The DA entered the Government of National Unity with a stated purpose: to prevent what it characterizes as destructive populism from dominating state power, and to demonstrate what its approach to governance can deliver for ordinary people. Participation in government does not require silence, the party argues. The DA says it will speak publicly when the ANC refuses meaningful consultation, resists compromise, or prioritizes party survival over citizen welfare. This stance reflects a broader argument that voters deserve transparency about what their representatives are doing with the trust placed in them.
The path forward depends on active citizenship. Voter registration and participation emerge as critical tools in this transition. Citizens who are properly registered to vote where they live hold the practical power to determine which party or coalition leads government and which policies receive a mandate. Without that participation, no political transition can be complete.
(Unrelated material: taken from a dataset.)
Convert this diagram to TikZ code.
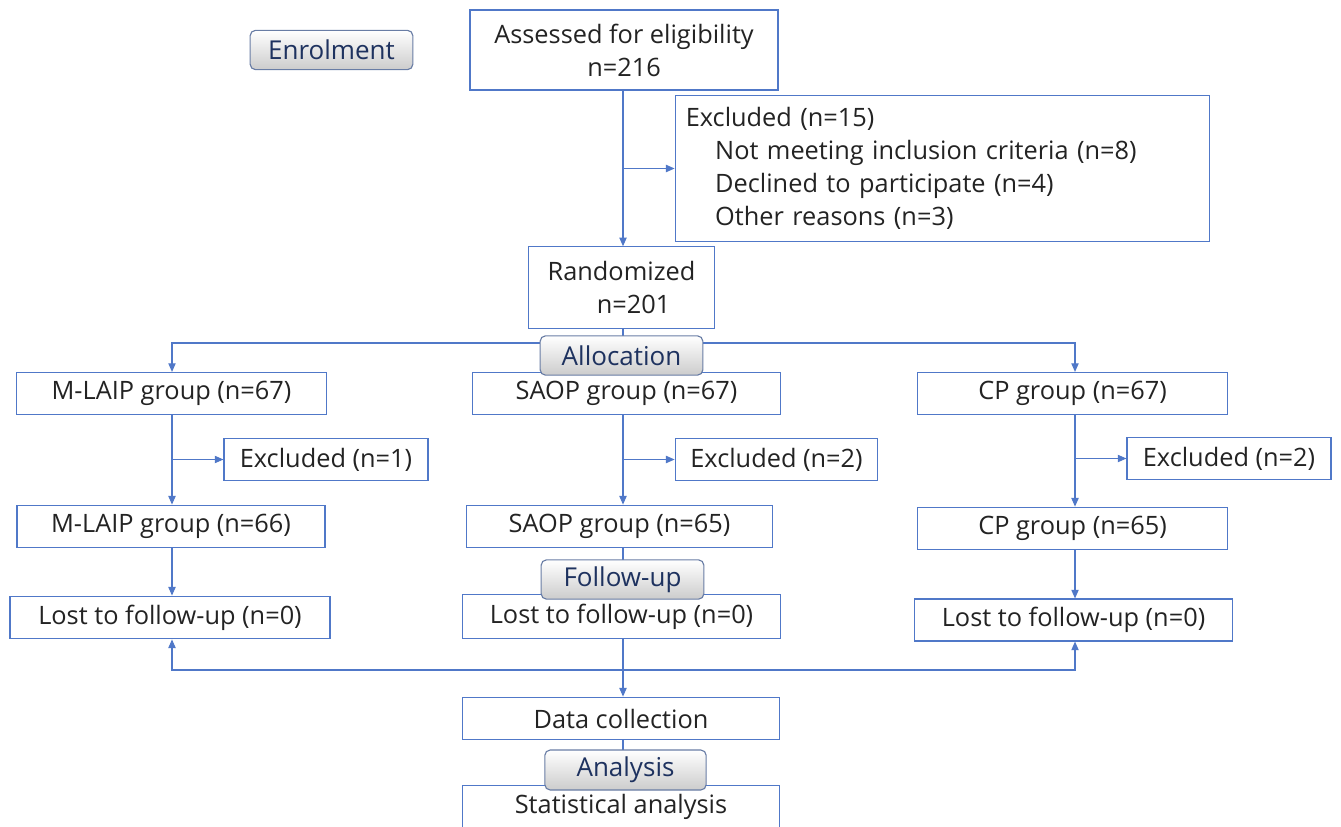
\documentclass[tikz,border=0pt]{standalone}
\usepackage{fontspec}
\setmainfont{Open Sans}
\usetikzlibrary{arrows.meta,calc,positioning,shadings}
\definecolor{lineblue}{RGB}{80,120,200}
\definecolor{navy}{RGB}{30,50,95}
\definecolor{tabedge}{RGB}{105,125,165}
\definecolor{txt}{RGB}{35,35,35}
\begin{document}
\begin{tikzpicture}[x=0.75pt,y=-0.75pt,>={Triangle[length=6.5pt,width=5.5pt]},
  box/.style={draw=lineblue,line width=0.85pt,fill=white,text=txt,inner sep=0pt,font=\fontsize{19}{24.75}\selectfont},
  tab/.style={draw=tabedge,line width=0.85pt,rounded corners=4pt,top color=white,bottom color=black!20,text=navy,
    minimum width=122pt,minimum height=29.5pt,inner sep=0pt,font=\fontsize{19.5}{22}\selectfont},
  link/.style={draw=lineblue,line width=0.8pt}]
\useasboundingbox (0,0) rectangle (1341,827);
\clip (0,0) rectangle (1341,827);
% columns
\coordinate (c1) at (172,0); \coordinate (c2) at (623,0); \coordinate (c3) at (1075,0);
% enrolment
\node[box,minimum width=231pt,minimum height=60pt,align=center] (assess) at (624,50) {Assessed for eligibility\\n=216};
\node[box,minimum width=401pt,minimum height=109pt,align=left,text width=385pt,inner xsep=8pt] (excl) at (942.5,168.5)
  {Excluded (n=15)\\\hspace*{22pt}Not meeting inclusion criteria (n=8)\\\hspace*{22pt}Declined to participate (n=4)\\\hspace*{22pt}Other reasons (n=3)};
\node[box,minimum width=139pt,minimum height=61pt,align=center] (rand) at (621.5,287.5) {Randomized\\\hspace*{18pt}n=201};
% allocation
\node[box,minimum width=232pt,minimum height=31.5pt] (grpA) at (171.5,393.5) {M-LAIP group (n=67)};
\node[box,minimum width=231pt,minimum height=31.5pt] (grpB) at (626.5,393.5) {SAOP group (n=67)};
\node[box,minimum width=232pt,minimum height=31.5pt] (grpC) at (1072.5,393.5) {CP group (n=67)};
\node[box,minimum width=153pt,minimum height=32pt] (exA) at (326,459.5) {Excluded (n=1)};
\node[box,minimum width=152pt,minimum height=32pt] (exB) at (776.5,459.5) {Excluded (n=2)};
\node[box,minimum width=153pt,minimum height=32pt] (exC) at (1229,458.5) {Excluded (n=2)};
\node[box,minimum width=231pt,minimum height=32pt] (grpA2) at (171,526.5) {M-LAIP group (n=66)};
\node[box,minimum width=230pt,minimum height=32pt] (grpB2) at (619.5,526.5) {SAOP group (n=65)};
\node[box,minimum width=232pt,minimum height=32pt] (grpC2) at (1072.5,528.5) {CP group (n=65)};
% follow-up
\node[box,minimum width=240pt,minimum height=32pt] (lostA) at (170,617.5) {Lost to follow-up (n=0)};
\node[box,minimum width=238pt,minimum height=33pt] (lostB) at (621.5,616.5) {Lost to follow-up (n=0)};
\node[box,minimum width=239pt,minimum height=31.5pt] (lostC) at (1073.5,620) {Lost to follow-up (n=0)};
% analysis
\node[box,minimum width=238pt,minimum height=32pt] (data) at (621,718.5) {Data collection};
\node[box,minimum width=238pt,minimum height=32pt] (stat) at (621,806.5) {Statistical analysis};
% connectors
\draw[link,->] (assess.south -| c2) -- (rand.north -| c2);
\draw[link,->] (excl.west -| c2) -- (excl.west);
\coordinate (split) at (623,343);
\draw[link] (rand.south -| c2) -- (split) -- (grpB.north -| c2);
\draw[link,->] (split) -| (grpA.north -| c1);
\draw[link,->] (split) -| (grpC.north -| c3);
\draw[link,->] (grpA.south -| c1) -- (grpA2.north -| c1);
\draw[link,->] (grpB.south -| c2) -- (grpB2.north -| c2);
\draw[link,->] (grpC.south -| c3) -- (grpC2.north -| c3);
\draw[link,->] (exA.west -| c1) -- (exA.west);
\draw[link,->] (exB.west -| c2) -- (exB.west);
\draw[link,->] (exC.west -| c3) -- (exC.west);
\draw[link,->] (grpA2.south -| c1) -- (lostA.north -| c1);
\draw[link] (grpB2.south -| c2) -- (lostB.north -| c2);
\draw[link,->] (grpC2.south -| c3) -- (lostC.north -| c3);
\coordinate (merge) at (623,670);
\draw[link,->] (lostB.south -| c2) -- (data.north -| c2);
\draw[link,->] (merge) -| (lostA.south -| c1);
\draw[link,->] (merge) -| (lostC.south -| c3);
\draw[link] (data.south -| c2) -- (stat.north -| c2);
% stage tabs
\node[tab] (enrol) at (331.5,50) {Enrolment};
\node[tab] (alloc) at (621.5,355.5) {Allocation};
\node[tab] (follow) at (622.5,579.5) {Follow-up};
\node[tab,minimum width=121pt,minimum height=30pt] (analys) at (625.5,770) {Analysis};
\end{tikzpicture}
\end{document}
More information on the DA’s position is available at https://www.da.org.za/2026/07/the-party-is-over-for-the-anc.
The broader stakes are clear. A government built by and for citizens looks fundamentally different from one built to consolidate party power. The former prioritizes public health, safety, water, electricity, and transport as the measure of success. The latter measures success by party control, resources flowing to loyalists, and the preservation of party interests above all else.
South Africa now faces a genuine choice about what kind of political system it wants to be. That outcome will not be determined by party strategists or political elites. It will be determined by how many citizens register to vote, show up at polling stations, and demand that whoever governs puts their needs first. That is where real power lies in a democracy, and it is the question the next transition will have to answer.